Source code of charts -
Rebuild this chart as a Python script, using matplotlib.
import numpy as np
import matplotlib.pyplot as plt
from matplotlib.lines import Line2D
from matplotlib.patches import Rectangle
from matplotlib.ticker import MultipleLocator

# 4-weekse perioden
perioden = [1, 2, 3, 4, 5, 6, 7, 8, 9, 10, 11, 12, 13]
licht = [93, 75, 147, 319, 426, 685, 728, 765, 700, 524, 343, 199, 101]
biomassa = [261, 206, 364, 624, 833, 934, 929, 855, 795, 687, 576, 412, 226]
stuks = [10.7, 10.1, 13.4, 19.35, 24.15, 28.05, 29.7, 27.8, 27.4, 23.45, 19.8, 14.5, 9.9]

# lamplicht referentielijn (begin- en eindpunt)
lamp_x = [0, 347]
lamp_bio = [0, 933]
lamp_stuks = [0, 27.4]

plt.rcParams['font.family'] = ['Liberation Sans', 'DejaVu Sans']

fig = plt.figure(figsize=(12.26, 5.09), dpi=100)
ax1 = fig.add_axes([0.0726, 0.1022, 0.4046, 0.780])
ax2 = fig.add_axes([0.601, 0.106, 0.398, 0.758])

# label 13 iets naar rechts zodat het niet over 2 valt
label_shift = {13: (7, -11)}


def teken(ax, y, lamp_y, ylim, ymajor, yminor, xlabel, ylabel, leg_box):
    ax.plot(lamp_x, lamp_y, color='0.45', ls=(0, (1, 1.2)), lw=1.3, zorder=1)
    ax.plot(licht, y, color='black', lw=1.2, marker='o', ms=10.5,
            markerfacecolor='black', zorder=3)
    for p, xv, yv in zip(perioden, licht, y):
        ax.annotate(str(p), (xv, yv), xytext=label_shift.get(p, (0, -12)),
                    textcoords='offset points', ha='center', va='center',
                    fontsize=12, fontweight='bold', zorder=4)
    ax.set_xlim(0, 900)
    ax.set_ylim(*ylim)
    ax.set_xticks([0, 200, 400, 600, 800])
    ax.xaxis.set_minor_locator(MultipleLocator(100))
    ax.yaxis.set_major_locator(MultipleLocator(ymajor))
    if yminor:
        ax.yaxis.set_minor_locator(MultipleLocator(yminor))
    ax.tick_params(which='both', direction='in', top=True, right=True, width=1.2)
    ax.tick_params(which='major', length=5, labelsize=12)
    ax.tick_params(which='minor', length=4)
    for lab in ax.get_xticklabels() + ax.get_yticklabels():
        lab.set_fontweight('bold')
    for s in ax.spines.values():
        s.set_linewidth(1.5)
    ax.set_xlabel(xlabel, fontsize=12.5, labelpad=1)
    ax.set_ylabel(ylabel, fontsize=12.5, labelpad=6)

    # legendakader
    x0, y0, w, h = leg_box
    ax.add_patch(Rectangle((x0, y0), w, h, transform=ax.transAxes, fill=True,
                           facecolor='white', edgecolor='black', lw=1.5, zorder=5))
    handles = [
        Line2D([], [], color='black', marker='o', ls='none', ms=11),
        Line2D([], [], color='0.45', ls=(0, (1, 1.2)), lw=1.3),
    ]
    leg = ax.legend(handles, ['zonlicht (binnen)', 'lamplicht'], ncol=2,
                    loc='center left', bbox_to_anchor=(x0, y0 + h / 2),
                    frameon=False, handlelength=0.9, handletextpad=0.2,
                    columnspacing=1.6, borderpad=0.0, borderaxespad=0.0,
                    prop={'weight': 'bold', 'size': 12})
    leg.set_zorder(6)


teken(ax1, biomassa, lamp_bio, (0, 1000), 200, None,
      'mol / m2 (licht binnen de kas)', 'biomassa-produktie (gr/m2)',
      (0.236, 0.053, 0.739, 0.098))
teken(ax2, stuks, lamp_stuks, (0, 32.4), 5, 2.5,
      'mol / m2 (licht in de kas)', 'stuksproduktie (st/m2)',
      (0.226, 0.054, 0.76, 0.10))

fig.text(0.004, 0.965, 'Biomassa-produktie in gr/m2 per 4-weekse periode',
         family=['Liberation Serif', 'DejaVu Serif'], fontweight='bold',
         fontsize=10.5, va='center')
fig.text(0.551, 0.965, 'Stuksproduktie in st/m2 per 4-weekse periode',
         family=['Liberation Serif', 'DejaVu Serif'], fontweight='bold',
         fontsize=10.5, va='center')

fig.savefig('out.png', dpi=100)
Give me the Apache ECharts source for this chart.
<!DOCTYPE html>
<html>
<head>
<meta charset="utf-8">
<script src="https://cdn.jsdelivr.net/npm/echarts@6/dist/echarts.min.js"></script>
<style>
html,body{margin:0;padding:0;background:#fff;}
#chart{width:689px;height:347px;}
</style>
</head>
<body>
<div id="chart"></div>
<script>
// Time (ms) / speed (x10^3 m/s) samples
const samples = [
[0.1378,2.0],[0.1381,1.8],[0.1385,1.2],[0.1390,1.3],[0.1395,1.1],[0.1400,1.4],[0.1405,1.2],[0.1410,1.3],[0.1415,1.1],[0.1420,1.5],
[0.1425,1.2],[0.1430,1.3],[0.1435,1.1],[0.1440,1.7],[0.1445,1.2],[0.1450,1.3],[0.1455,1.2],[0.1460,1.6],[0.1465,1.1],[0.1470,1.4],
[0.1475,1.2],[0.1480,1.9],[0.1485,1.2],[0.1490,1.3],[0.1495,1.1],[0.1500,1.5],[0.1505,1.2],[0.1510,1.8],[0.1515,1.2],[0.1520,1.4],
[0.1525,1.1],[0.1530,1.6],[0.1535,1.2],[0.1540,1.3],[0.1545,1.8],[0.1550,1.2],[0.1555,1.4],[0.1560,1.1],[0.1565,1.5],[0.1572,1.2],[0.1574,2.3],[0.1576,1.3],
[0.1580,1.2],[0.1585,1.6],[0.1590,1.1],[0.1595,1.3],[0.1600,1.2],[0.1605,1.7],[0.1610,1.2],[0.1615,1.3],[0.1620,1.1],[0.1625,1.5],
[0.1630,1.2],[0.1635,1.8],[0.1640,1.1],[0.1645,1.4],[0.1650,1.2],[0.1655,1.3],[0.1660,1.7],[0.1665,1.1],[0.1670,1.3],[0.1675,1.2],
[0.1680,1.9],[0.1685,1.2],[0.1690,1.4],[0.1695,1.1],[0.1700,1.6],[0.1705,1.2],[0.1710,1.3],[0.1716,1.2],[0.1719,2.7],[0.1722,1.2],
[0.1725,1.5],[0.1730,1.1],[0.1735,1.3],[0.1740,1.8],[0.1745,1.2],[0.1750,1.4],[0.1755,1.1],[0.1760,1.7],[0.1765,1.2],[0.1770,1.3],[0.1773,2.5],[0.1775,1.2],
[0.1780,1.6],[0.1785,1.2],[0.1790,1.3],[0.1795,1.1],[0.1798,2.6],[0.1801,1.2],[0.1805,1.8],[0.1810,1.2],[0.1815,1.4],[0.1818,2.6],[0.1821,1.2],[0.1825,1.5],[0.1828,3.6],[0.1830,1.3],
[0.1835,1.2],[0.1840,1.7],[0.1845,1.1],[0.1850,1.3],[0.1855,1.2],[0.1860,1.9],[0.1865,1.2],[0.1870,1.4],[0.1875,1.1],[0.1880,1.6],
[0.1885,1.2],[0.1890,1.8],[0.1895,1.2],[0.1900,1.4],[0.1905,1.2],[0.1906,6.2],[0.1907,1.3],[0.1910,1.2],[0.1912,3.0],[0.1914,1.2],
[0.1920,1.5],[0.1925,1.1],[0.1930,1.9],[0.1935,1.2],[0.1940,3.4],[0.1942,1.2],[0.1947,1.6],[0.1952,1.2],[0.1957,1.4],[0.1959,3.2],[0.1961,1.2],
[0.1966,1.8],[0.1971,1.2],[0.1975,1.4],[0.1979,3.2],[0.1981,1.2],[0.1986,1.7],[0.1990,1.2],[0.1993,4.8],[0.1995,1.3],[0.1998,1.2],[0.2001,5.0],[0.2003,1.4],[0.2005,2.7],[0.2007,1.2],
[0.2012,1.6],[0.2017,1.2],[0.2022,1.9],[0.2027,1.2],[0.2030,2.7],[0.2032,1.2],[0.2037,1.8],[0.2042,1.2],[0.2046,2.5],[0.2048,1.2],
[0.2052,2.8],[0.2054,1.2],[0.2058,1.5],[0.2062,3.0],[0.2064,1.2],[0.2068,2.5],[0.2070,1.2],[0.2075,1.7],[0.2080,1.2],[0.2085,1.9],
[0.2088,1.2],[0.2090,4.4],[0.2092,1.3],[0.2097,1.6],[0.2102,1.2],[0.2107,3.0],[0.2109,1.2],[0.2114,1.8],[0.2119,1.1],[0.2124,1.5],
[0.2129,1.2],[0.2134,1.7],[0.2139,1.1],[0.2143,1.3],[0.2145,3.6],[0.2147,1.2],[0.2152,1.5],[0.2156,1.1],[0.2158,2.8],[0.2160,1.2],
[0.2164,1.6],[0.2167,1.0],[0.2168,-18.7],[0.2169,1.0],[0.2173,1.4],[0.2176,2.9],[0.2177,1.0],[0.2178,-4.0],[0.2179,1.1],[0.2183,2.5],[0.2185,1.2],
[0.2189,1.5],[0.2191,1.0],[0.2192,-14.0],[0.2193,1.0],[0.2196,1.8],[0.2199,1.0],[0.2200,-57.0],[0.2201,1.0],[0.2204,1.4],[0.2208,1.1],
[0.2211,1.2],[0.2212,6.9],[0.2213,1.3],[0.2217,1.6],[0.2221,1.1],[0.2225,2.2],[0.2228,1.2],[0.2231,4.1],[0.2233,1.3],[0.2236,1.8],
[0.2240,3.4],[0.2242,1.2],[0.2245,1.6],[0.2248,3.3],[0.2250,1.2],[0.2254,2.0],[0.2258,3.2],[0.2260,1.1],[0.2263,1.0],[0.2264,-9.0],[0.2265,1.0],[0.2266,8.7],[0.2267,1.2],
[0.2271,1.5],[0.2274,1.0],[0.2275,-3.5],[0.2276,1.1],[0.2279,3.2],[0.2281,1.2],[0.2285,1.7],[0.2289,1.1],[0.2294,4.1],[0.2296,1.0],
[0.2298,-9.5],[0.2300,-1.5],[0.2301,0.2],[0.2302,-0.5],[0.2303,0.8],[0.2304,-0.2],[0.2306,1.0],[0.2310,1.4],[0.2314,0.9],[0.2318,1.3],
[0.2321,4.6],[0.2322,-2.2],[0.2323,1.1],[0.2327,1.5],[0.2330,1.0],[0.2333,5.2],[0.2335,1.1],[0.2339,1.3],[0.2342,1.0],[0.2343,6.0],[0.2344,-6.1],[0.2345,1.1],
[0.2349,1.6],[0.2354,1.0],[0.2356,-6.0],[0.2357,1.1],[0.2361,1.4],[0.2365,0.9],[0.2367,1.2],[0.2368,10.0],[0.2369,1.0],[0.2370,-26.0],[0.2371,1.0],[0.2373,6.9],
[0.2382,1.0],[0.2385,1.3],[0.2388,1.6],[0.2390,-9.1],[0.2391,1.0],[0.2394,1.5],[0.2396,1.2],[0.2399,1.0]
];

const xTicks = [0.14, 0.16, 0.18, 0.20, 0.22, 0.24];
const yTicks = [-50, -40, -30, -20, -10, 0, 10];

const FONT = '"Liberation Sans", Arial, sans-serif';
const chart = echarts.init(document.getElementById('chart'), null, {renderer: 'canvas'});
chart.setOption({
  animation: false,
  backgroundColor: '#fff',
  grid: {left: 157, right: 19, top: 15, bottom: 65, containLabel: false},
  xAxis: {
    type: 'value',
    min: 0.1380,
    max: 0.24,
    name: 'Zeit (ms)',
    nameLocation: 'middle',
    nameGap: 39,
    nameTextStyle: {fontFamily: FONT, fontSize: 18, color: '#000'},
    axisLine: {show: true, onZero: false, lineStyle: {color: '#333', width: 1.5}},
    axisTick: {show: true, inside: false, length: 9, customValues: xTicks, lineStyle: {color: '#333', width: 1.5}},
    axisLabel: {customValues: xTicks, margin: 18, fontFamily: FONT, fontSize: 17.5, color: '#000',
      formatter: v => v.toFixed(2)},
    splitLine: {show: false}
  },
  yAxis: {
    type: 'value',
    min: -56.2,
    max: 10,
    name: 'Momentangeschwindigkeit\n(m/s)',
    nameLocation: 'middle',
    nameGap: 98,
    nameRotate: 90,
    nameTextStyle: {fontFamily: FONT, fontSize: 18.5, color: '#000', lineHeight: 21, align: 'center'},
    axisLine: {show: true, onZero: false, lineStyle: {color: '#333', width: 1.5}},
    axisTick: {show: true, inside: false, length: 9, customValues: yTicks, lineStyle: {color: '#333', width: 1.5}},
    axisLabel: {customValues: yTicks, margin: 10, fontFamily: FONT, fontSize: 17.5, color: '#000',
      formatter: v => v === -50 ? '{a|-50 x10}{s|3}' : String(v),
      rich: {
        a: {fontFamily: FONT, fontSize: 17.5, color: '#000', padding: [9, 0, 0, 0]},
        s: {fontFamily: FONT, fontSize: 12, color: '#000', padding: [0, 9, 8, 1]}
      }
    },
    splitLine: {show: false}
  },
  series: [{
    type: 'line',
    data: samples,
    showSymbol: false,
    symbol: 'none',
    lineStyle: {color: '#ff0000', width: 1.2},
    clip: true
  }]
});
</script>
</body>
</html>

---

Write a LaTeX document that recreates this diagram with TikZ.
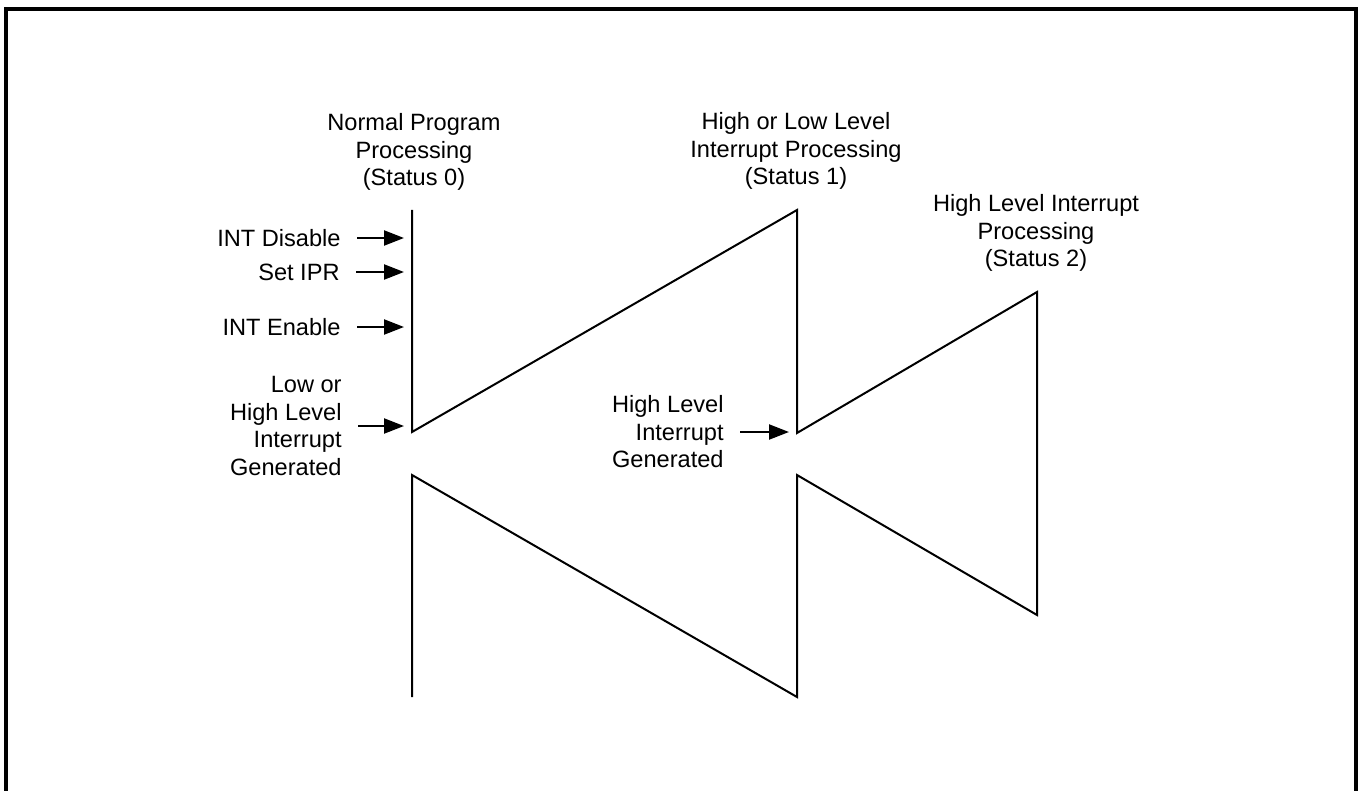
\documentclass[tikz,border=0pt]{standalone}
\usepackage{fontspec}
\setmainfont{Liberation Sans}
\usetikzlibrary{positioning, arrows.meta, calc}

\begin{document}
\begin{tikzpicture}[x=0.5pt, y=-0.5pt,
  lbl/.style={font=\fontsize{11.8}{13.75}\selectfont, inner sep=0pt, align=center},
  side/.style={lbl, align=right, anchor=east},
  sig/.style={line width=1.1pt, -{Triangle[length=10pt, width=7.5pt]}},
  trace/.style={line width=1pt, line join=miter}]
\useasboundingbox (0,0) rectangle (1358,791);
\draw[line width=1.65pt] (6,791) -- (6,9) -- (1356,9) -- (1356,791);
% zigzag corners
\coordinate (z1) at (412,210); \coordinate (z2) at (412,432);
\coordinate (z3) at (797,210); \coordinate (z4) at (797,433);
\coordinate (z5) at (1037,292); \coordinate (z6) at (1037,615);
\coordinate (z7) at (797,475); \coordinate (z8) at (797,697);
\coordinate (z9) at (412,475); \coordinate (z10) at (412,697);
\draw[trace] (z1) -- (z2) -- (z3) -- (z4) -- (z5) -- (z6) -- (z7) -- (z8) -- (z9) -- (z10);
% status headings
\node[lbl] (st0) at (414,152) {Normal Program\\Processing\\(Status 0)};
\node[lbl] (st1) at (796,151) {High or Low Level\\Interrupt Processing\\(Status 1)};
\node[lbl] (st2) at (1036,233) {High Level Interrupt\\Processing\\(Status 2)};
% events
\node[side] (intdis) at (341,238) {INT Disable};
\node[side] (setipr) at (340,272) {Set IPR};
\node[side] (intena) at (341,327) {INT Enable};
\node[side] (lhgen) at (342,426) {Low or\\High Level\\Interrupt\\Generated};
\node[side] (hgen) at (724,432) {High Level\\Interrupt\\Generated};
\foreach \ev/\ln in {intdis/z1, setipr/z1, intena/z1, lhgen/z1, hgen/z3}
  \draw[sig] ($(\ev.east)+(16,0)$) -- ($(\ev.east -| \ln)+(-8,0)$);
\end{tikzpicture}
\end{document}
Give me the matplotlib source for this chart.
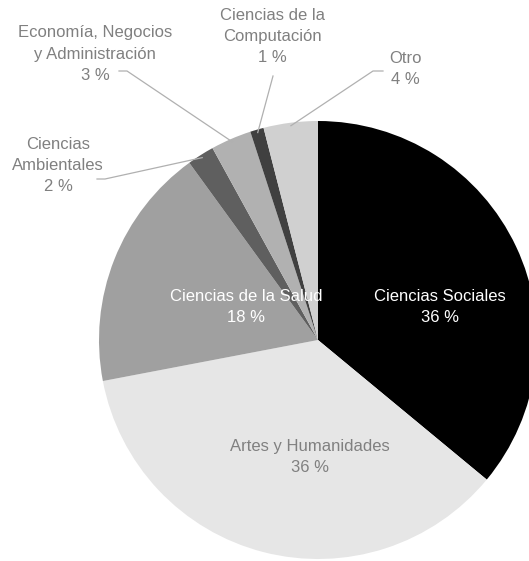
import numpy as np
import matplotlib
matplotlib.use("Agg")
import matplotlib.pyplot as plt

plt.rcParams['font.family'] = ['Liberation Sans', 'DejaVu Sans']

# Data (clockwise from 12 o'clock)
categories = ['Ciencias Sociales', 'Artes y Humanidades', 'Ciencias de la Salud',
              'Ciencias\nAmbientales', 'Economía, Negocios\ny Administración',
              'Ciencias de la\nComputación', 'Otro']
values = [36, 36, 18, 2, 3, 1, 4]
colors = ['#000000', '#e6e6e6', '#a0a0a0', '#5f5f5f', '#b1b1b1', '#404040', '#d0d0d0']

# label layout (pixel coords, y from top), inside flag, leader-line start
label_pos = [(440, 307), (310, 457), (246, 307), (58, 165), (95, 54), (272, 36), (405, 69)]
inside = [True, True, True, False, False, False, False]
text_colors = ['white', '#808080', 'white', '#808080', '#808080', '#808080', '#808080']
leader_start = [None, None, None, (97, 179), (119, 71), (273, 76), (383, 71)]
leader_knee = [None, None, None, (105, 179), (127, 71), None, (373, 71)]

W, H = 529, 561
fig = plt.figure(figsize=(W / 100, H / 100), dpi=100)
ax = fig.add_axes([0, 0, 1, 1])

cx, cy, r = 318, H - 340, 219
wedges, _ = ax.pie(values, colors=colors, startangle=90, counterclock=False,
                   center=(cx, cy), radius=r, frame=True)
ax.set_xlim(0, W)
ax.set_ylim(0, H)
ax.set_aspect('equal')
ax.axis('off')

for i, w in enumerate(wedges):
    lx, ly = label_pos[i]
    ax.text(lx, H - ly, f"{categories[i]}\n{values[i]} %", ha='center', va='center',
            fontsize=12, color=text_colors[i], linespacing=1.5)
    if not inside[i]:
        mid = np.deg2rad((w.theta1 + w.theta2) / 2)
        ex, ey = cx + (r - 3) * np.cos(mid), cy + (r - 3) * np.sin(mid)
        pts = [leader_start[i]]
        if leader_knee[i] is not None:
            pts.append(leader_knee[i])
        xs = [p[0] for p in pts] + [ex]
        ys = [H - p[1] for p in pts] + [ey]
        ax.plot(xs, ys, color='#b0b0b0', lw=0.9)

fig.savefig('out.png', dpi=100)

REQUEST - Look for lines containing the string "matplotlib" and copy them all.

EXPECTED ANSWER -
Rebuild this chart as a Python script, using matplotlib.
import matplotlib.pyplot as plt
from matplotlib.lines import Line2D
from matplotlib.patches import Rectangle
from matplotlib.ticker import MultipleLocator
Give me the matplotlib source for this chart.
import matplotlib
matplotlib.use("Agg")
import matplotlib.pyplot as plt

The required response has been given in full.